> [Request] Print exactly what lies from the line with "Rebuild this chart" down to the line with "9.4, 8.4, 7.4, 6.5, 5.6, 4.0, 2.5]", counting both of those lines, but not the pictures.

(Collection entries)
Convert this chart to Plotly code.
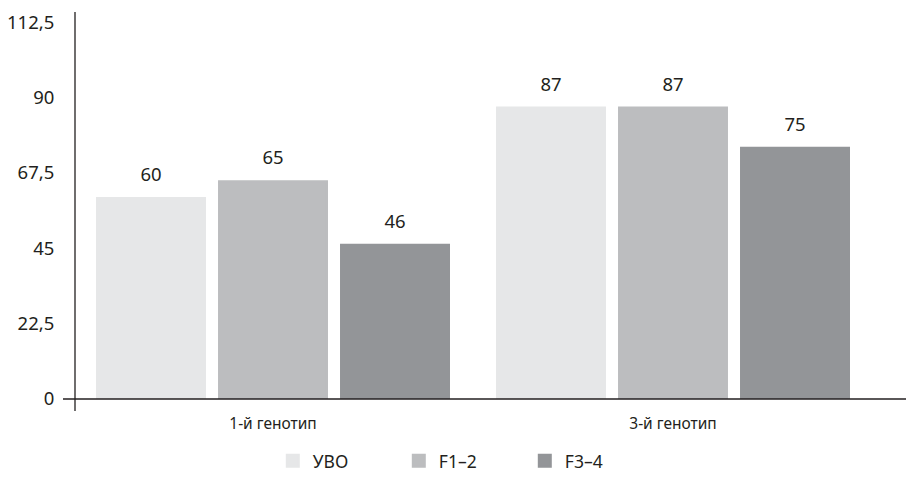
import plotly.graph_objects as go

categories = ["1-й генотип", "3-й генотип"]
series_names = ["УВО", "F1–2", "F3–4"]
uvo = [60, 87]
f12 = [65, 87]
f34 = [46, 75]
colors = ["#e6e7e8", "#bcbdbf", "#939598"]
tick_vals = [0, 22.5, 45, 67.5, 90, 112.5]
tick_text = ["0", "22,5", "45", "67,5", "90", "112,5"]

FONT = "Noto Sans"
TXT = "#231f20"
fig = go.Figure()
for name, vals, col in zip(series_names, [uvo, f12, f34], colors):
    fig.add_trace(go.Bar(
        x=categories, y=vals, name=name, marker=dict(color=col, line=dict(width=2, color=col)),
    ))
for name, vals in zip(series_names, [uvo, f12, f34]):
    fig.add_trace(go.Scatter(
        x=categories, y=vals, mode="markers+text", showlegend=False,
        marker=dict(size=18, color="rgba(0,0,0,0)"),
        text=[str(v) for v in vals], textposition="top center",
        textfont=dict(family=FONT, size=18.5, color=TXT),
        cliponaxis=False, hoverinfo="skip",
    ))

fig.update_layout(
    width=914, height=480,
    margin=dict(l=65, r=49, t=4, b=89, autoexpand=False),
    paper_bgcolor="white", plot_bgcolor="white",
    barmode="group", bargap=0.085, bargroupgap=0.115,
    scattermode="group", scattergap=0.085,
    font=dict(family=FONT, size=15, color=TXT),
    showlegend=True,
    legend=dict(orientation="h", x=0.486, xanchor="center", y=-0.16, yanchor="middle",
                font=dict(family=FONT, size=17.5, color=TXT),
                entrywidth=81, entrywidthmode="pixels", traceorder="normal"),
    xaxis=dict(showline=False, showgrid=False, zeroline=False, ticks="outside",
               ticklen=10, tickcolor="rgba(0,0,0,0)",
               tickfont=dict(family=FONT, size=15.5, color=TXT), fixedrange=True),
    yaxis=dict(range=[0, 115.5], tickvals=tick_vals, ticktext=tick_text,
               showline=False, showgrid=False, zeroline=False, ticks="outside",
               ticklen=14, tickcolor="rgba(0,0,0,0)",
               tickfont=dict(family=FONT, size=18.5, color=TXT)),
)
# axis lines
fig.add_shape(type="line", xref="paper", yref="paper", x0=-0.0125, x1=1.07, y0=0, y1=0,
              line=dict(color=TXT, width=1.3))
fig.add_shape(type="line", xref="paper", yref="paper", x0=0.0025, x1=0.0025, y0=-0.031, y1=1,
              line=dict(color=TXT, width=1.3))
fig.write_html("out.html")
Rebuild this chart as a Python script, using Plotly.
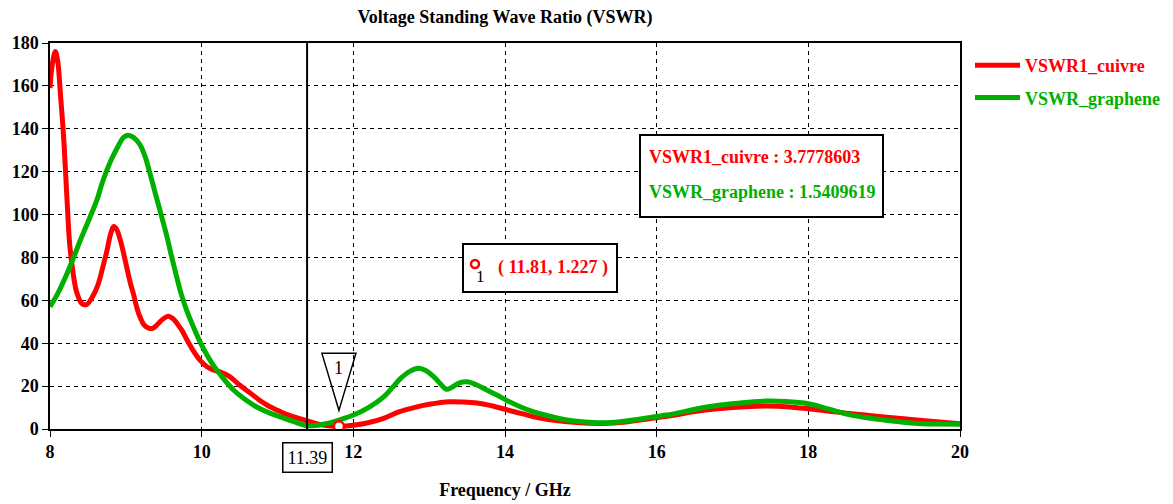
import plotly.graph_objects as go

# VSWR of the copper antenna
freq_cuivre = [8.0, 8.03, 8.07, 8.1, 8.14, 8.18, 8.22, 8.26, 8.3, 8.35, 8.42, 8.48, 8.55, 8.63,
               8.7, 8.75, 8.8, 8.84, 8.88, 8.92, 8.97, 9.01, 9.06, 9.1, 9.15, 9.19, 9.24, 9.3,
               9.36, 9.41, 9.48, 9.56, 9.62, 9.68, 9.74, 9.8, 9.88, 9.98, 10.07, 10.15, 10.25,
               10.37, 10.5, 10.64, 10.75, 10.86, 11.0, 11.1, 11.25, 11.39, 11.5, 11.6, 11.7,
               11.81, 12.0, 12.18, 12.4, 12.6, 12.8, 13.0, 13.27, 13.45, 13.63, 13.85, 14.03,
               14.25, 14.46, 14.7, 14.95, 15.3, 15.6, 15.9, 16.2, 16.57, 17.0, 17.45, 17.75,
               18.0, 18.25, 18.5, 18.75, 19.0, 19.5, 20.0]
vswr_cuivre = [159, 170, 176, 172, 155, 136, 110, 86, 74, 64, 58.5, 58, 61, 67,
               76, 83, 91, 94.4, 93, 89, 82, 75.7, 68, 63, 56, 52, 48.5, 47,
               47, 48.5, 51, 52.6, 51.5, 49, 46, 42, 37, 32, 29, 27.5, 26.5,
               24.4, 20.5, 16.8, 13.8, 11.2, 8.7, 7.1, 5.3, 3.7778603, 2.6, 1.8, 1.4,
               1.227, 1.7, 2.8, 5, 8, 10, 11.5, 12.7, 12.6, 12.1, 10.6, 8.9,
               6.9, 5.1, 3.8, 3.0, 2.6, 3.3, 4.8, 6.3, 8.5, 10.0, 10.7, 10.3,
               9.4, 8.4, 7.4, 6.5, 5.6, 4.0, 2.5]

# VSWR of the graphene antenna
freq_graphene = [8.0, 8.1, 8.2, 8.3, 8.4, 8.53, 8.62, 8.7, 8.8, 8.9, 8.97, 9.03, 9.1, 9.18,
                 9.25, 9.32, 9.38, 9.45, 9.54, 9.6, 9.67, 9.73, 9.8, 9.91, 9.98, 10.07, 10.15,
                 10.28, 10.42, 10.57, 10.72, 10.9, 11.08, 11.25, 11.39, 11.5, 11.6, 11.7,
                 11.85, 12.0, 12.2, 12.4, 12.52, 12.62, 12.75, 12.86, 12.96, 13.06, 13.15,
                 13.23, 13.3, 13.4, 13.5, 13.6, 13.76, 13.9, 14.03, 14.2, 14.37, 14.6, 14.82,
                 15.05, 15.25, 15.45, 15.69, 15.9, 16.13, 16.35, 16.57, 16.8, 17.0, 17.25,
                 17.45, 17.7, 18.0, 18.2, 18.4, 18.55, 18.75, 19.0, 19.25, 19.5, 19.75, 20.0]
vswr_graphene = [57, 63, 70.5, 79, 88, 99, 107, 116, 125, 132, 136, 137, 136, 133,
                 127.5, 119, 111, 102, 90, 81, 71, 63, 55.5, 46, 40.5, 34.5, 29.9,
                 23.8, 18.2, 13.9, 10.4, 7.4, 5.1, 3.0, 1.5409619, 1.6, 2.2, 3,
                 4.6, 6.5, 10, 15, 19.5, 23.5, 27, 28.3, 27.2, 24.4, 21,
                 18.5, 19.5, 21.5, 22, 21, 18.2, 15.7, 13.2, 10.4, 8.1, 5.9, 4.2,
                 3.3, 2.9, 3.2, 4.2, 5.3, 6.5, 8.0, 9.7, 11.0, 11.8, 12.6,
                 13, 12.8, 11.8, 10.0, 8.0, 6.6, 5.4, 4.2, 3.2, 2.5, 2.3, 2.2]

x_ticks = [8, 10, 12, 14, 16, 18, 20]
y_ticks = [0, 20, 40, 60, 80, 100, 120, 140, 160, 180]

cursor_f = 11.39
cursor_cuivre = 3.7778603
cursor_graphene = 1.5409619
marker_f = 11.81
marker_v = 1.227

RED = "#ff0000"
GREEN = "#00b000"
SERIF = "Liberation Serif"

fig = go.Figure()
fig.add_trace(go.Scatter(
    x=freq_cuivre, y=vswr_cuivre, mode="lines", line=dict(color=RED, width=5, shape="spline"),
    name=f"<span style='color:{RED}'>VSWR1_cuivre</span>", legendgroup="a"))
fig.add_trace(go.Scatter(
    x=freq_graphene, y=vswr_graphene, mode="lines", line=dict(color=GREEN, width=5, shape="spline"),
    name=f"<span style='color:{GREEN}'>VSWR_graphene</span>", legendgroup="b"))
# marker point 1
fig.add_trace(go.Scatter(
    x=[marker_f], y=[marker_v], mode="markers", showlegend=False,
    marker=dict(symbol="circle", size=10, color="white", line=dict(color=RED, width=2.5))))

L, R, T, B = 50, 213, 43, 75
W, H = 1173, 504
PW, PH = W - L - R, H - T - B


def px(x):
    return (x - L) / PW


def py(y):
    return (H - B - y) / PH


shapes = [
    # cursor line
    dict(type="line", xref="x", yref="y", x0=cursor_f, x1=cursor_f, y0=0, y1=180,
         line=dict(color="black", width=2)),
    # marker triangle
    dict(type="path", xref="x", yref="y", xsizemode="pixel", ysizemode="pixel",
         xanchor=marker_f, yanchor=marker_v, path="M -17,73 L 17,73 L 0,16 Z",
         line=dict(color="black", width=1.5)),
    # marker readout box
    dict(type="rect", xref="paper", yref="paper", x0=px(463), x1=px(617), y0=py(292), y1=py(244),
         line=dict(color="black", width=2), fillcolor="white", layer="above"),
    dict(type="circle", xref="paper", yref="paper", x0=px(471), x1=px(479), y0=py(268), y1=py(260),
         line=dict(color=RED, width=2.5), fillcolor="white", layer="above"),
    # cursor readout box
    dict(type="rect", xref="paper", yref="paper", x0=px(640), x1=px(883), y0=py(217), y1=py(135),
         line=dict(color="black", width=2), fillcolor="white", layer="above"),
]

annotations = [
    dict(x=marker_f, y=marker_v, xref="x", yref="y", yshift=58, text="1", showarrow=False,
         font=dict(family=SERIF, size=18, color="black")),
    dict(x=cursor_f, y=py(457), xref="x", yref="paper", yanchor="middle", text=f"{cursor_f:.2f}",
         showarrow=False, font=dict(family=SERIF, size=18, color="black"), bordercolor="black",
         borderwidth=1.5, borderpad=4, bgcolor="white"),
    dict(x=px(480), y=py(276), xref="paper", yref="paper", xanchor="center", yanchor="middle",
         text="1", showarrow=False, font=dict(family=SERIF, size=17, color="black")),
    dict(x=px(553), y=py(267), xref="paper", yref="paper", xanchor="center", yanchor="middle",
         text=f"( {marker_f}, {marker_v} )", showarrow=False,
         font=dict(family=SERIF, size=18, color=RED, weight="bold")),
    dict(x=px(647), y=py(157), xref="paper", yref="paper", xanchor="left", yanchor="middle",
         text=f"VSWR1_cuivre : {cursor_cuivre}", showarrow=False,
         font=dict(family=SERIF, size=18, color=RED, weight="bold")),
    dict(x=px(647), y=py(192), xref="paper", yref="paper", xanchor="left", yanchor="middle",
         text=f"VSWR_graphene : {cursor_graphene}", showarrow=False,
         font=dict(family=SERIF, size=18, color=GREEN, weight="bold")),
]

axis_common = dict(
    showline=True, linecolor="black", linewidth=1.5, mirror=True,
    showgrid=True, gridcolor="black", gridwidth=1, griddash="4px,4px",
    ticks="outside", ticklen=6, tickcolor="black", zeroline=False,
    tickfont=dict(family=SERIF, size=18, color="black", weight="bold"),
)

fig.update_layout(
    width=W, height=H,
    margin=dict(l=L, r=R, t=T, b=B, autoexpand=False),
    paper_bgcolor="white", plot_bgcolor="white",
    title=dict(text="Voltage Standing Wave Ratio (VSWR)", x=0.5, xref="paper",
               y=1 - 17 / H, yref="container", yanchor="middle",
               font=dict(family=SERIF, size=18, color="black", weight="bold")),
    xaxis=dict(range=[8, 20], tickvals=x_ticks,
               title=dict(text="Frequency / GHz", standoff=22,
                          font=dict(family=SERIF, size=18, color="black", weight="bold")),
               **axis_common),
    yaxis=dict(range=[0, 180], tickvals=y_ticks, **axis_common),
    legend=dict(x=px(970), xanchor="left", y=py(47), yanchor="top",
                traceorder="grouped", tracegroupgap=6, itemwidth=45,
                font=dict(family=SERIF, size=18, weight="bold"), bgcolor="rgba(0,0,0,0)"),
    shapes=shapes,
    annotations=annotations,
)

fig.write_html("out.html")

> [Solution to this exercise]
Rebuild this chart as a Python script, using Plotly.
import plotly.graph_objects as go

# VSWR of the copper antenna
freq_cuivre = [8.0, 8.03, 8.07, 8.1, 8.14, 8.18, 8.22, 8.26, 8.3, 8.35, 8.42, 8.48, 8.55, 8.63,
               8.7, 8.75, 8.8, 8.84, 8.88, 8.92, 8.97, 9.01, 9.06, 9.1, 9.15, 9.19, 9.24, 9.3,
               9.36, 9.41, 9.48, 9.56, 9.62, 9.68, 9.74, 9.8, 9.88, 9.98, 10.07, 10.15, 10.25,
               10.37, 10.5, 10.64, 10.75, 10.86, 11.0, 11.1, 11.25, 11.39, 11.5, 11.6, 11.7,
               11.81, 12.0, 12.18, 12.4, 12.6, 12.8, 13.0, 13.27, 13.45, 13.63, 13.85, 14.03,
               14.25, 14.46, 14.7, 14.95, 15.3, 15.6, 15.9, 16.2, 16.57, 17.0, 17.45, 17.75,
               18.0, 18.25, 18.5, 18.75, 19.0, 19.5, 20.0]
vswr_cuivre = [159, 170, 176, 172, 155, 136, 110, 86, 74, 64, 58.5, 58, 61, 67,
               76, 83, 91, 94.4, 93, 89, 82, 75.7, 68, 63, 56, 52, 48.5, 47,
               47, 48.5, 51, 52.6, 51.5, 49, 46, 42, 37, 32, 29, 27.5, 26.5,
               24.4, 20.5, 16.8, 13.8, 11.2, 8.7, 7.1, 5.3, 3.7778603, 2.6, 1.8, 1.4,
               1.227, 1.7, 2.8, 5, 8, 10, 11.5, 12.7, 12.6, 12.1, 10.6, 8.9,
               6.9, 5.1, 3.8, 3.0, 2.6, 3.3, 4.8, 6.3, 8.5, 10.0, 10.7, 10.3,
               9.4, 8.4, 7.4, 6.5, 5.6, 4.0, 2.5]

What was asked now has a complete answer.